The Quantum Information Science and Engineering Network (QISE-NET), co-led by the University of Chicago and Harvard University, provides selected students with $10K per year for up to three years (pending NSF funding of the program). Students benefit from the mentorship of both an academic advisor and one from a leading technology company or national laboratory. Together, the student and their mentors take on a pressing research question that they pursue over the course of up to four years.
The U.S. is currently not educating sufficient numbers of students with the knowledge, understanding and expertise in multiple convergent fields serving the second quantum revolution. There is also a significant need to increase convergent academia-industry and academia-national laboratory interactions to advance quantum science and technology by cross-sector sharing and leveraging of facilities, expertise, and scientific and technical challenges.
The Quantum Information Science and Engineering Network (QISE-NET), co-led by the University of Chicago and Harvard University, addresses these needs. The network is funded by a $2.5 million grant from the National Science Foundation. It comes out of the NSF’s Quantum Leap – one of the agency’s 10 Big Ideas, which catalyze interest and investment in fundamental research to support emerging opportunities for US leadership. QISE-NET is managed by the Chicago Quantum Exchange, a leading national hub for the science and engineering of quantum information and for training tomorrow’s quantum workforce.
Students selected for the program receive up to three years of funding.
Each cohort in the network includes sets of triplets, with each triplet comprising the graduate student, mentor from industry or a national laboratory, and the university PI.

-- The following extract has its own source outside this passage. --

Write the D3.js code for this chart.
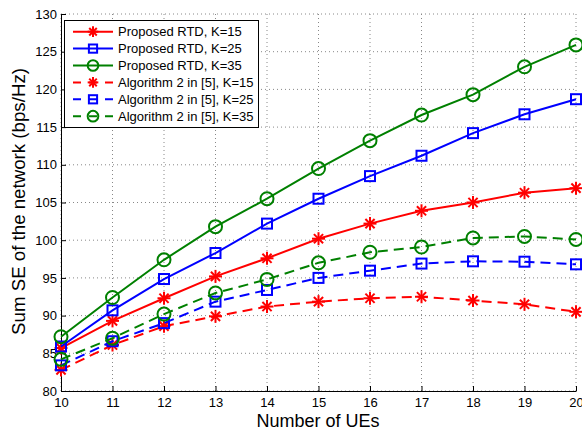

This network of triplets provides a unique, critically needed student experience in quantum science. Students work within a focused academic-industry and academia-national laboratory collaboration, which includes thesis development, specific research goals, extended visits at the industrial partner’s site, and network-level mentoring opportunities. Together, the student and their mentors take on a pressing research question that they pursue during their course of study.
This novel approach to integrating research, education and technology transfer is highly convergent and cross-cutting in nature. These triplets originate from a variety of fields, including materials science, chemistry, device engineering, physics, computer science, and industrial research.